Task: Omit pictures and quote the listing below line by line, from its start through the line that holds "from matplotlib.patches import Rectangle".

__________________________________________________

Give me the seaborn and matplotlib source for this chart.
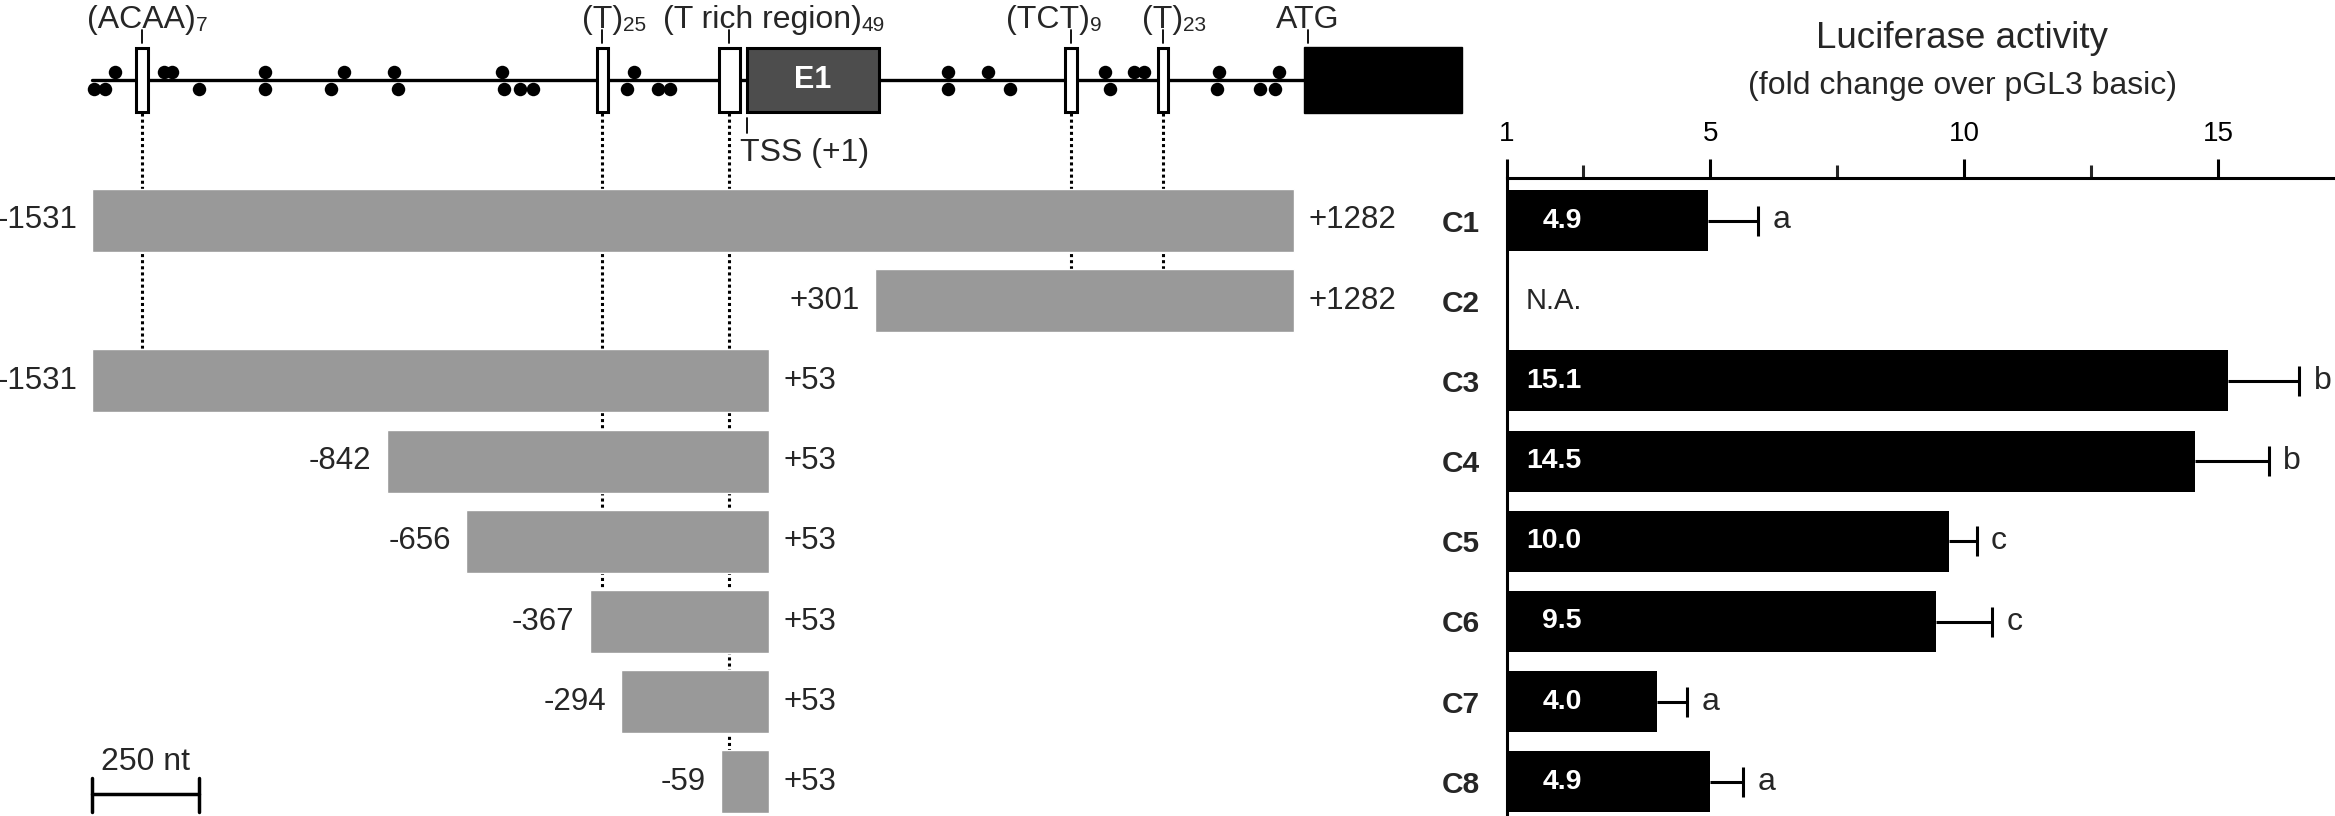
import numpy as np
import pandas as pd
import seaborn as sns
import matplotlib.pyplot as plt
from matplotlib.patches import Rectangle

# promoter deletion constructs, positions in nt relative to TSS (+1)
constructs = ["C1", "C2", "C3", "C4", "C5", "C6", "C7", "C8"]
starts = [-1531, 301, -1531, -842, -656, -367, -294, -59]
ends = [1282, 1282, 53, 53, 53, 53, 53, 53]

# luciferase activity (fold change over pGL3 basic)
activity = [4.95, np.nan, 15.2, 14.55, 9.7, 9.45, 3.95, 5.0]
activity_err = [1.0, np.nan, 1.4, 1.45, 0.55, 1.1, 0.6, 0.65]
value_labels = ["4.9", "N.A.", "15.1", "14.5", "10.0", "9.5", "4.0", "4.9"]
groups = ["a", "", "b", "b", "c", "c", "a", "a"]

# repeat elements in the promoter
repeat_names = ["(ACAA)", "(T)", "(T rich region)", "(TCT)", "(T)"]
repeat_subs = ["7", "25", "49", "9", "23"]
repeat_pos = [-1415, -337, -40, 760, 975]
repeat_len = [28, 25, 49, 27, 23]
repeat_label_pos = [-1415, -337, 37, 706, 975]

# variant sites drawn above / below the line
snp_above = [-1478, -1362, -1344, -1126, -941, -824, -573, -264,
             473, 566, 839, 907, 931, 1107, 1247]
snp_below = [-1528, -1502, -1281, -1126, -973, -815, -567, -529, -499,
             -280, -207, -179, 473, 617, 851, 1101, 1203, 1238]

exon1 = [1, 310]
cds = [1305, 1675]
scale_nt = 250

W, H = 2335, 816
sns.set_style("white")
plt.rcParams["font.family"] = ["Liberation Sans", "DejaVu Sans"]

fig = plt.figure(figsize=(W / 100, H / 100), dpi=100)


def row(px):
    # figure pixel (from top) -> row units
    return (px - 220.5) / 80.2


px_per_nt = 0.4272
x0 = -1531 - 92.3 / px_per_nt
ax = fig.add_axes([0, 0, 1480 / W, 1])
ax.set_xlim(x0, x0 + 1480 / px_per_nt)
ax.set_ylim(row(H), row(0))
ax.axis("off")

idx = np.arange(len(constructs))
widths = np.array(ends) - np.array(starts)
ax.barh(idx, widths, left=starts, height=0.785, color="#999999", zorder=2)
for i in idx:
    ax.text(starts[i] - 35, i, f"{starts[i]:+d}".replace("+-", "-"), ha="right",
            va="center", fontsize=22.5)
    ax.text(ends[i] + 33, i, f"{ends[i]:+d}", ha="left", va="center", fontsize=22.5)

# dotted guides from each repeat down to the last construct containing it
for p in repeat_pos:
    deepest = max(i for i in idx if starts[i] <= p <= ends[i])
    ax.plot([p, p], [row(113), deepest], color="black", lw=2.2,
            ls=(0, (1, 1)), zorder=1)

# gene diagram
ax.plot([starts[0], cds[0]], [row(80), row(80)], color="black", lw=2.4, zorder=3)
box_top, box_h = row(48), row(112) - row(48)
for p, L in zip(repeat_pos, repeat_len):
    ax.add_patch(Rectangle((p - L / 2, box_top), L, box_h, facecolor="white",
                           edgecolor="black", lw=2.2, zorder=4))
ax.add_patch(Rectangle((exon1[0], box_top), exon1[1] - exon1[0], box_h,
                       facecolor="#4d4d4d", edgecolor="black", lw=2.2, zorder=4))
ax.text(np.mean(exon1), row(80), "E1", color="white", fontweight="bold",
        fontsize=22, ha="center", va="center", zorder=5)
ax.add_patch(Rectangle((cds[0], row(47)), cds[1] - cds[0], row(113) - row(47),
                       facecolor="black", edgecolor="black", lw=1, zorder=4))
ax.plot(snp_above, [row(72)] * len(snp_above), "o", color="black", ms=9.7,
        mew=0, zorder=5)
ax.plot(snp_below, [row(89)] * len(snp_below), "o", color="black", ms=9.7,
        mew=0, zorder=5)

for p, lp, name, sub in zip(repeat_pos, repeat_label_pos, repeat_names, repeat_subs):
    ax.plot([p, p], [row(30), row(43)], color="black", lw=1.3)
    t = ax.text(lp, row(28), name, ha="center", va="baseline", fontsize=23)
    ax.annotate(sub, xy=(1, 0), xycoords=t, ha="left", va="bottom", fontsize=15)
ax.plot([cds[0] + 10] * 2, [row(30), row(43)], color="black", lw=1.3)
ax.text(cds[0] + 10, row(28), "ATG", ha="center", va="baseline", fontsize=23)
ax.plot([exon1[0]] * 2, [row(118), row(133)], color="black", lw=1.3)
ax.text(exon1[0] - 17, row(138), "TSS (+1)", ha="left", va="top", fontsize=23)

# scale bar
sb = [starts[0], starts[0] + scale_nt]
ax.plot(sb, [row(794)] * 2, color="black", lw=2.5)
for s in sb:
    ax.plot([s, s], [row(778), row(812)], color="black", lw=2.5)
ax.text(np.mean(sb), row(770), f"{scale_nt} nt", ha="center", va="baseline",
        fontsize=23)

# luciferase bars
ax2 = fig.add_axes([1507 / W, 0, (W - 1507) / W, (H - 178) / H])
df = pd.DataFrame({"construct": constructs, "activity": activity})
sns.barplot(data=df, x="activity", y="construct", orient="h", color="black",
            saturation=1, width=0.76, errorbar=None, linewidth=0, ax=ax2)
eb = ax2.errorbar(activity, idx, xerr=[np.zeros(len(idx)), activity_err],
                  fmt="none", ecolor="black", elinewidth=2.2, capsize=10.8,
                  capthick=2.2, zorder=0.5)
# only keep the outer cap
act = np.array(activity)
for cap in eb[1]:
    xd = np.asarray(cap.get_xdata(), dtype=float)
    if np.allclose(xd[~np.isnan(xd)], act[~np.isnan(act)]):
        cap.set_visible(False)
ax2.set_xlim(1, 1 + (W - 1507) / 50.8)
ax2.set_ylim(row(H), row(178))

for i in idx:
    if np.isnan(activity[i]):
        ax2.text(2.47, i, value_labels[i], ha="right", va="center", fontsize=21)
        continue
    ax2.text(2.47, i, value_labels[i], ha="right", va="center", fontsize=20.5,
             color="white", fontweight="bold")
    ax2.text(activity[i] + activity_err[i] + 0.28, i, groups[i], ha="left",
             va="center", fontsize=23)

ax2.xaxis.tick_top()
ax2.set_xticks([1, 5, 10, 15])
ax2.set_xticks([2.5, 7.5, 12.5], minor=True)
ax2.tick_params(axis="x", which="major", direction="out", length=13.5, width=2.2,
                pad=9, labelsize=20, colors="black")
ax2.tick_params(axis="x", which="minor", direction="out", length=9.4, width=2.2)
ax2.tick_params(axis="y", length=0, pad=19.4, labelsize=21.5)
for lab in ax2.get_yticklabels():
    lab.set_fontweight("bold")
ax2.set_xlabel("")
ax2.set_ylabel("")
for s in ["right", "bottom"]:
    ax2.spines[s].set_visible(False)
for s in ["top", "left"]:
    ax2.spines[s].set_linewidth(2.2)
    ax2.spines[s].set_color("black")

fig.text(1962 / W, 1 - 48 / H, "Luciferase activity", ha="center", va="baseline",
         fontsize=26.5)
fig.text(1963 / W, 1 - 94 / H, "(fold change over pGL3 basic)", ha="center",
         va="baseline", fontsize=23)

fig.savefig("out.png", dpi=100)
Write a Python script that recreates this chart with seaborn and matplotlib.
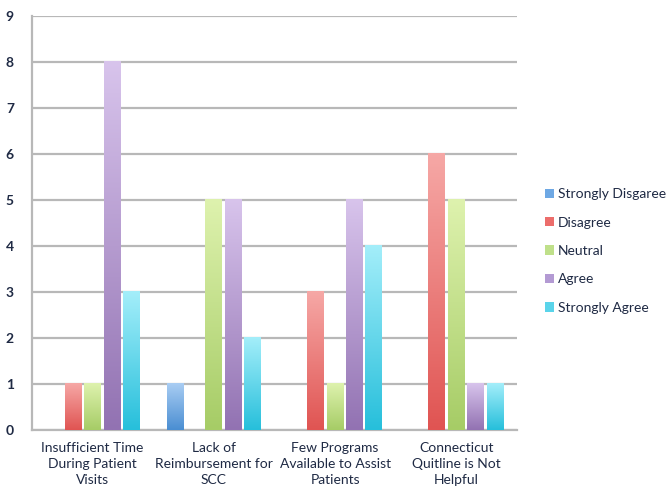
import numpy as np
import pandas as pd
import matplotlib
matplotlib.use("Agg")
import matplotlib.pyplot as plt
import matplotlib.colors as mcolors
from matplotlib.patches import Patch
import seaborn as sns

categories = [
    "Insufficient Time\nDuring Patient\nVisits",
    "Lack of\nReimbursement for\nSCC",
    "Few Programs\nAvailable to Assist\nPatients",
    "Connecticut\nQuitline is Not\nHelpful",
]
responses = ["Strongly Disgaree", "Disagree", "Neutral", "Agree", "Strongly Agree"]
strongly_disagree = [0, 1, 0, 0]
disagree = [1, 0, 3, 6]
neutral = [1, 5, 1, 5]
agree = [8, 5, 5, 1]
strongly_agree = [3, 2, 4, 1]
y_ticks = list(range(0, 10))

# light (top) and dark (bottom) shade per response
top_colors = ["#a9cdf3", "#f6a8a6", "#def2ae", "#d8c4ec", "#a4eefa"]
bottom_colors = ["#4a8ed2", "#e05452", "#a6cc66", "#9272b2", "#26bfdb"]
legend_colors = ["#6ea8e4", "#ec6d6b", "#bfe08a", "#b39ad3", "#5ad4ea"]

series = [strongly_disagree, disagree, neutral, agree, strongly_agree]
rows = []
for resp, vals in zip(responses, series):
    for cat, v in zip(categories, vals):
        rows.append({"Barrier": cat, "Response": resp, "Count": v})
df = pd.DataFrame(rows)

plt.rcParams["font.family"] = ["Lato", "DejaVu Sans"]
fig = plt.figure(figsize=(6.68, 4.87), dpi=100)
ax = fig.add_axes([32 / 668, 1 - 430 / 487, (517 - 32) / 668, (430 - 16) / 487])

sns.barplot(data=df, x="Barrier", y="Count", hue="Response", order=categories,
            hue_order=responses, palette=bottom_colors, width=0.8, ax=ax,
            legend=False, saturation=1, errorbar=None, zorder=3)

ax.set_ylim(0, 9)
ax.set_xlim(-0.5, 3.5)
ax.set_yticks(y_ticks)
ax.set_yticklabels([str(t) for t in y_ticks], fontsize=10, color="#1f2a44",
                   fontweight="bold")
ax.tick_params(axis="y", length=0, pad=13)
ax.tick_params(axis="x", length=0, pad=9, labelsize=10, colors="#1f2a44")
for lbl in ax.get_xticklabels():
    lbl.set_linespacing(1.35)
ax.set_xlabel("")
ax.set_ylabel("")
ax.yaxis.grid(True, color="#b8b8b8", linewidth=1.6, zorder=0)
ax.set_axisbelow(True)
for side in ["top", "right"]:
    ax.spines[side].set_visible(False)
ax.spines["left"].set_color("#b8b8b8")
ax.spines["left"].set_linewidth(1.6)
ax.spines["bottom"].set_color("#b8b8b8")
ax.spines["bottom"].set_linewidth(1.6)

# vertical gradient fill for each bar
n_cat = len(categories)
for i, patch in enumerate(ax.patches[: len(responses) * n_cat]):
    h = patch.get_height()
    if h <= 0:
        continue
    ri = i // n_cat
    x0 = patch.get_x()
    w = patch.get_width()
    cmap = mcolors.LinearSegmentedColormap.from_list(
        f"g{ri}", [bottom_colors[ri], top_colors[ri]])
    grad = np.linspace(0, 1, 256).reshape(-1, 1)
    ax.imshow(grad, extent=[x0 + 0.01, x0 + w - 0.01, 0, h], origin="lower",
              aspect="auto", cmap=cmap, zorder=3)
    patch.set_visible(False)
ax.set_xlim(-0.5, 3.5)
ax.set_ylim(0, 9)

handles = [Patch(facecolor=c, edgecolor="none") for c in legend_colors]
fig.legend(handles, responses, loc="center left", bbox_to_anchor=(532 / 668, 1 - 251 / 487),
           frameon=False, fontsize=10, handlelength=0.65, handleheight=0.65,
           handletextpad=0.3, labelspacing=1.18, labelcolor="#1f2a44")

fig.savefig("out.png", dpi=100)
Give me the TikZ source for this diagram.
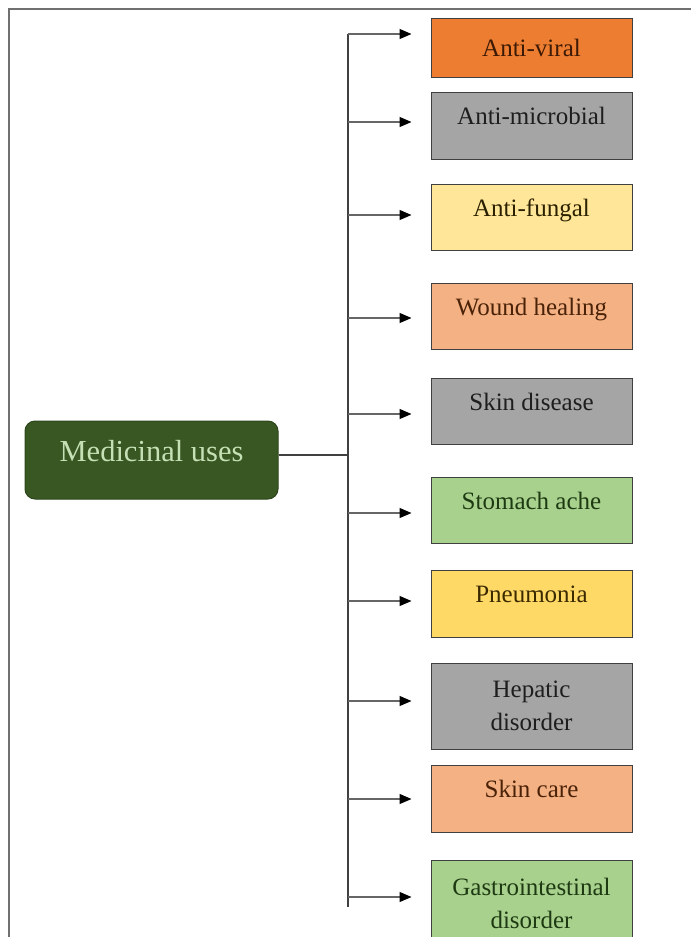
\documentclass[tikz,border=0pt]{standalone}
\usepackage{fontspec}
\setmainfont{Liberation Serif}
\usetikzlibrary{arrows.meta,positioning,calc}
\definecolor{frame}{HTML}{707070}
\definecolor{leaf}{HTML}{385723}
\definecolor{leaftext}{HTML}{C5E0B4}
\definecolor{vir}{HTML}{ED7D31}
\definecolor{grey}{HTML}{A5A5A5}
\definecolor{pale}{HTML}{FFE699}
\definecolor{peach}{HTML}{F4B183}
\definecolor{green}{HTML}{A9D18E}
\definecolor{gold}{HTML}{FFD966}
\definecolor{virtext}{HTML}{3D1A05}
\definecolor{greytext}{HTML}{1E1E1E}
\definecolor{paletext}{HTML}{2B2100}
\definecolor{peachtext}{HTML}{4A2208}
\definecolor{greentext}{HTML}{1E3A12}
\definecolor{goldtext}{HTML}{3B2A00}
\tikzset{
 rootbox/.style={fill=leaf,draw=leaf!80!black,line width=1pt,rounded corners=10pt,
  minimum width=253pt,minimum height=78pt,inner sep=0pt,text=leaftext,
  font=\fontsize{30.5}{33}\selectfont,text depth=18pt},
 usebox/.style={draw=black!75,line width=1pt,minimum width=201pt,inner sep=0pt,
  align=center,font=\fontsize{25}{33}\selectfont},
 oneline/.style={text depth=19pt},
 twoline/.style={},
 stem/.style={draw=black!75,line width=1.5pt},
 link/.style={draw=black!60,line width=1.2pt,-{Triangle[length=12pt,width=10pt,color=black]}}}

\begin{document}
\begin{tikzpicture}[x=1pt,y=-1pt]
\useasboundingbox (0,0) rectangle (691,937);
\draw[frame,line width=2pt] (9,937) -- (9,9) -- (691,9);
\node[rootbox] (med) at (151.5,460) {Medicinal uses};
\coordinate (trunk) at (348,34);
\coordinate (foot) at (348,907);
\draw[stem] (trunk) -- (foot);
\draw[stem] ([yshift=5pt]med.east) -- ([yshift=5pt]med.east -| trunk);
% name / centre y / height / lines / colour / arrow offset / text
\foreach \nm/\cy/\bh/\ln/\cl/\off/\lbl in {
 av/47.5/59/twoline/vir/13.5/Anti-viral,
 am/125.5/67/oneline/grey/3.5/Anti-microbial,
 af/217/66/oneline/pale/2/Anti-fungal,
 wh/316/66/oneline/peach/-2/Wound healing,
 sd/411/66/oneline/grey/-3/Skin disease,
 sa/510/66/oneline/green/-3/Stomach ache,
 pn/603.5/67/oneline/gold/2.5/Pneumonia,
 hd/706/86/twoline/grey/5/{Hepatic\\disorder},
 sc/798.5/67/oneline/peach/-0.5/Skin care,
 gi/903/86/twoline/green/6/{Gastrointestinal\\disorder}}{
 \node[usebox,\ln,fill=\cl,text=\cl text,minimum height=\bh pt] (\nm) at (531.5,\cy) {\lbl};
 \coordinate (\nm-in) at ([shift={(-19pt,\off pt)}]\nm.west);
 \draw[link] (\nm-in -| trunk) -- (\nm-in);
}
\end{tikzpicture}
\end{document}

__________________________________________________

Exercise output:
Give me the seaborn and matplotlib source for this chart.
import numpy as np
import pandas as pd
import seaborn as sns
import matplotlib.pyplot as plt
from matplotlib.patches import Rectangle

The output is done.